First Selectman Robert Mallozzi and the Board of Finance took their proverbial feet off the pedal of road maintenance at the Feb. 12 BOF meeting. The board sliced a $4.5 million bond for street repairs and upkeep to $2.25 million. The second half of the bond will be used for other departments' capital expenditures.
"As a politician, the idea of calling for not doing roads is suicide, but we're in desperate place," Mallozzi, who is also the chairman ex-officio of the BOF, said in explaining his idea for how to reduce the town's operating budget while not falling behind on capital projects.
"With all the capital expenses, is this an opportunity to reallocate bonded money?" he asked at the meeting.
As the Board of Finance stares down the barrel of a 7.9 percent increase over the 2012-2013 budget, the board looked hard to find places to cut. A substantial increase in the mill rate to cover 8 percent more spending did not seem like a viable option to nearly anyone on the board.
The practice of bonding for road repair and repaving began under the administration of former First Selectman Judy Neville, who now sits on the Board of Finance and participated in the discussion. Assistant Director of Public Works Tiger Mann said over the years the program has significantly improved New Canaan's roads. The Public Works department analyzes roads and plugs data in to a system that creates an index for road quality, called a Pavement Condition Index.
"The average New England town is at an 84," Mann said. "We started at 77. In 2012 we're at an 82.2. If we stay with this (level of funding) we'll be at an 84.4."
Mann said that when a road's score is above an 80, the department doesn't generally receive complaints; however, once a road dips below that number, residents start calling.

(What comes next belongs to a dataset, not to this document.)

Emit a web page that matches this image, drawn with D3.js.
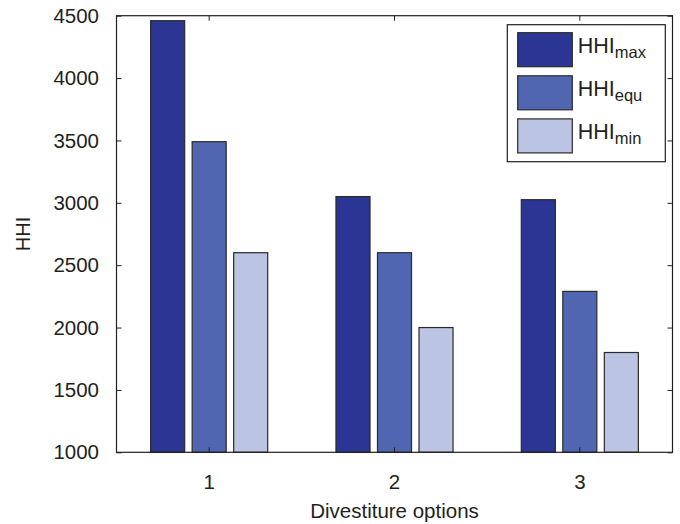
<!DOCTYPE html>
<html>
<head>
<meta charset="utf-8">
<script src="https://cdn.jsdelivr.net/npm/d3@7"></script>
<style>
  html, body { margin: 0; padding: 0; background: #fff; }
  svg { display: block; font-family: "Liberation Sans", Arial, Helvetica, sans-serif; }
</style>
</head>
<body>
<svg id="chart" width="680" height="524"></svg>
<script>
// Divestiture options on the x axis
const categories = ["1", "2", "3"];
// Series: concentration index under each scenario
const seriesKeys = ["max", "equ", "min"];
const hhiMax = [4460, 3050, 3025];
const hhiEqu = [3490, 2600, 2290];
const hhiMin = [2600, 2000, 1800];
const yTicks = [1000, 1500, 2000, 2500, 3000, 3500, 4000, 4500];
const seriesColors = ["#2b3594", "#5166b0", "#bbc5e3"];

const seriesValues = [hhiMax, hhiEqu, hhiMin];

const svg = d3.select("#chart");
const W = 680, H = 524;
const margin = { left: 116.5, right: 7.5, top: 15.7, bottom: 71.7 };
const x0 = margin.left, x1 = W - margin.right;
const y0 = H - margin.bottom, y1 = margin.top;
const ink = "#231f20";

const x = d3.scaleBand().domain(categories).range([x0, x1]).padding(0);
const groupSpan = x.bandwidth() * 0.672;
const xs = d3.scaleBand().domain(seriesKeys)
  .range([-groupSpan / 2, groupSpan / 2])
  .paddingInner(0.18).paddingOuter(0.09);
const y = d3.scaleLinear().domain([1000, 4500]).range([y0, y1]);

// Bars
const rows = categories.map((c, i) => ({
  cat: c,
  vals: seriesKeys.map((k, j) => ({ key: k, value: seriesValues[j][i], color: seriesColors[j] }))
}));

const groups = svg.append("g").selectAll("g").data(rows).join("g")
  .attr("transform", d => `translate(${x(d.cat) + x.bandwidth() / 2},0)`);

groups.selectAll("rect").data(d => d.vals).join("rect")
  .attr("x", d => xs(d.key))
  .attr("width", xs.bandwidth())
  .attr("y", d => y(d.value))
  .attr("height", d => y(1000) - y(d.value))
  .attr("fill", d => d.color)
  .attr("stroke", "#2a2a2a")
  .attr("stroke-width", 1.2);

// Axes with inward ticks on all four sides
const tickLen = 5;
const axisL = d3.axisLeft(y).tickValues(yTicks).tickSize(-tickLen).tickPadding(17.5).tickFormat(d3.format("d"));
const axisR = d3.axisRight(y).tickValues(yTicks).tickSize(-tickLen).tickFormat("");
const axisB = d3.axisBottom(x).tickSize(-tickLen).tickPadding(22);
const axisT = d3.axisTop(x).tickSize(-tickLen).tickFormat("");

function styleAxis(g) {
  g.select(".domain").remove();
  g.selectAll(".tick line").attr("stroke", ink).attr("stroke-width", 1);
  g.selectAll(".tick text").attr("fill", ink).attr("font-size", 20.5)
    .attr("font-family", "Liberation Sans, Arial, sans-serif");
}

svg.append("g").attr("transform", `translate(${x0},0)`).call(axisL).call(styleAxis);
svg.append("g").attr("transform", `translate(${x1},0)`).call(axisR).call(styleAxis);
svg.append("g").attr("transform", `translate(0,${y0})`).call(axisB).call(styleAxis);
svg.append("g").attr("transform", `translate(0,${y1})`).call(axisT).call(styleAxis);

// Plot frame
svg.append("rect")
  .attr("x", x0).attr("y", y1).attr("width", x1 - x0).attr("height", y0 - y1)
  .attr("fill", "none").attr("stroke", ink).attr("stroke-width", 1.2);

// Axis titles
svg.append("text")
  .attr("x", (x0 + x1) / 2).attr("y", 518)
  .attr("text-anchor", "middle").attr("fill", ink).attr("font-size", 20.5)
  .text("Divestiture options");

svg.append("text")
  .attr("transform", `translate(30,${(y0 + y1) / 2}) rotate(-90)`)
  .attr("text-anchor", "middle").attr("fill", ink).attr("font-size", 20)
  .text("HHI");

// Legend
const legend = svg.append("g");
legend.append("rect")
  .attr("x", 507.3).attr("y", 24.7).attr("width", 158).attr("height", 137)
  .attr("fill", "#fff").attr("stroke", ink).attr("stroke-width", 1.2);

const items = legend.selectAll("g.item").data(seriesKeys).join("g")
  .attr("class", "item")
  .attr("transform", (d, i) => `translate(0,${32.7 + i * 43.1})`);

items.append("rect")
  .attr("x", 517.7).attr("y", 0).attr("width", 54.6).attr("height", 34)
  .attr("fill", (d, i) => seriesColors[i])
  .attr("stroke", "#2a2a2a").attr("stroke-width", 1.2);

const lt = items.append("text")
  .attr("x", 577.7).attr("y", 20).attr("fill", ink).attr("font-size", 21.5);
lt.append("tspan").text("HHI");
lt.append("tspan").attr("dy", 5.6).attr("font-size", 16.5).text(d => d);
</script>
</body>
</html>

The department requested a combined $550,000 for similar upkeep work in this year's budget for sidewalks and parking, but that number was cut to $200,000 by the Board of Selectmen during its budget meetings.
Some BOF members worried that if they reduced funding for street repairs, the town would fall behind and have to catch up in subsequent years.
"The roads are a little bit like a pension: You lose ground and then the ground you lose is compounded," said board member Robert Spangler.
Board member Judy Neville agreed that she doesn't want the state of the town's roads to deteriorate.
"My fear of not bonding it is that we'll be in the same boat from my six years, where the Board of Finance continued to cut, cut, cut," she said. "I think it's important to bond it, but I think we could slow it down."
With interest rates near historic lows (the 10-year treasury note is hovering around 2 percent), board member Paul Giusti said now is the time to borrow money.
"There's a part of me that says we should bond whatever we can bond now. We'll be faced with these same sorts of things with higher rates (later)," he said. "I'd be very reluctant to go too far on (reducing) the road program right now because this has worked."
By the end of the meeting, the board decided to halve the original bond request, and consider another $2.25 million bond for other capital expenses.
"If we stay at 82, 83 that's not a bad number," Mann said. "And it is just a number."